Help, My House Is Covered by Sticky Orange Frogs

CC BY 2.0. Lloyd Alter

Building science has evolved so much in the last few years; it used to be that a building would be covered in black tar paper and siding would just get nailed over that. Now, in a good building envelope, everything is engineered. Everything is argued about. Everything is more complicated than you think.

Take the vapor barrier. This is a sheet of 6 mil polyethylene on the inside behind the drywall. Good builders install it really carefully, seal it around electric boxes. It is supposed to keep water vapor from moving from inside the home into the insulation, where at some point close to the outside it hits the dew point, condenses and soaks your insulation and rots your framing. Absolute accepted practice, and where I live in Ontario, Canada, a legal requirement of the Building Code.

However, a lot of smart people think they are bad practice. Moisture is driven from the warm side to the cool side, and in an air conditioned house (something not common in Ontario when the building code was written) the moisture is just as likely to want to come inward rather than outward. Joe Lstiburek writes:

Vapor barriers are a cold climate artifact that have diffused into other climates more from ignorance than need. The history of cold climate vapor barriers itself is a story based more on personalities than physics.... It is frightening indeed that construction practices can be so dramatically influenced by so little research and reassuring indeed that the inherent robustness of most building assemblies has been able to tolerate such foolishness.

In Green Building Advisor, Carl Seville says much the same thing.

They are a disaster in warm humid climates, and even in cold climates, if there is any air conditioning being used. There is a big opportunity for vapor drive to the interior where it will condense inside the wall cavity. Vapor barriers in extreme cold climates can serve a purpose if they are installed without any gaps or perforations — if there are, moisture laden air will flow right through any gaps, minimizing its effectiveness.
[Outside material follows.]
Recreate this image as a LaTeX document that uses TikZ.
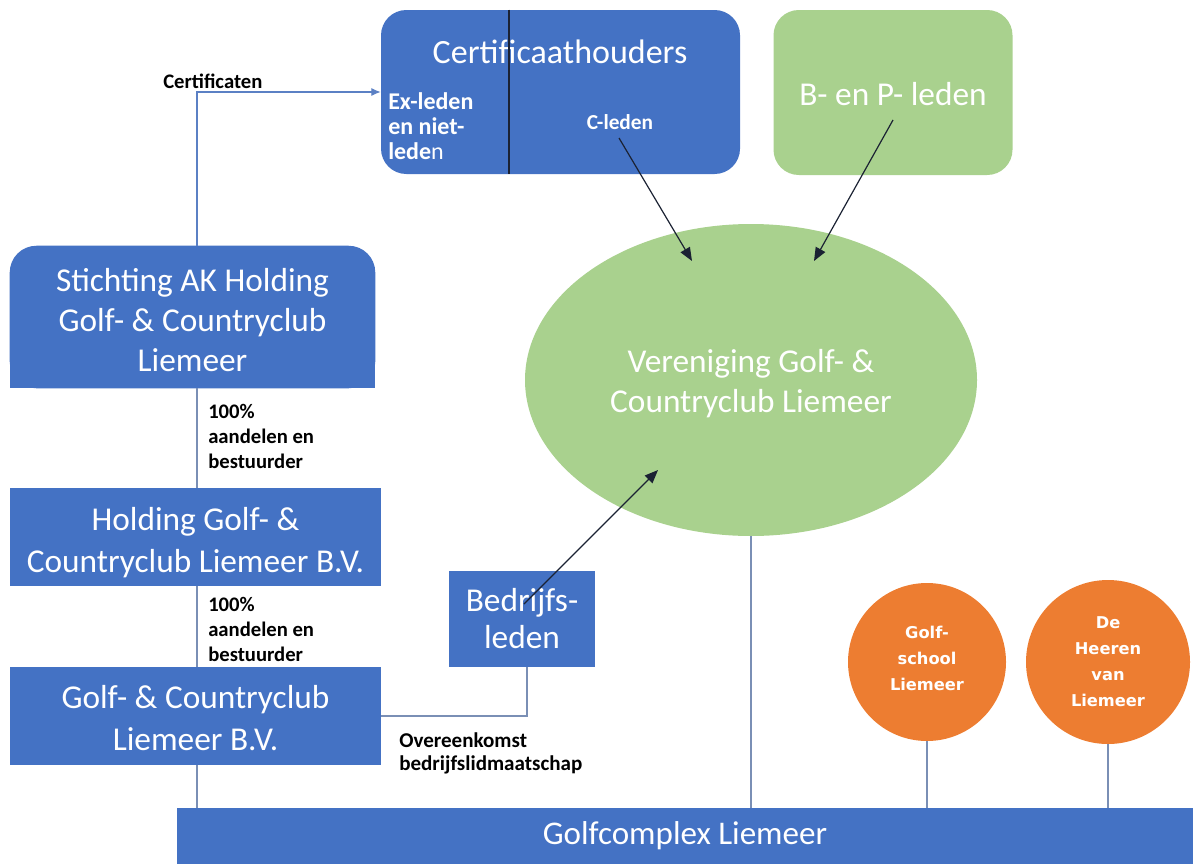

Fortunately our house is not going to be air conditioned so the poly on the warm side probably won't do any harm. Joe Lstiburek told Patrick the carpenter at one of the Training Camps that we should be complaining to the building inspector and to get the code changed, but it is easier just to go with the vapor flow.

wrapshield detail

© Vaproshield Wrapshield detail

On the cool side, the exterior sheathing is covered with this very fancy and expensive Wrapshield SA (self adhered) that is stuck over everything. It is a "vapor permeable air barrier and at 50 perms it allows damp sheathing to dry quickly." It will let any water vapor that gets into the wall out, while keeping any moisture that gets behind the exterior cladding from getting in. Our design has sheathing set off on hats an inch away from the wrapshield with open joints, so there is lots of room for any water to drain out.

Most builders just staple a sheet of Tyvek over the exterior, but Greening Homes' wall nerd Janette wouldn't hear of it. She insisted on the complete seal with this stuff that stays put without staples. It certainly looks impressive.

The fundamental principle is that moisture is driven from warm to cool. In Canada the vapor barrier probably won't do any harm, but south of the border you should think twice.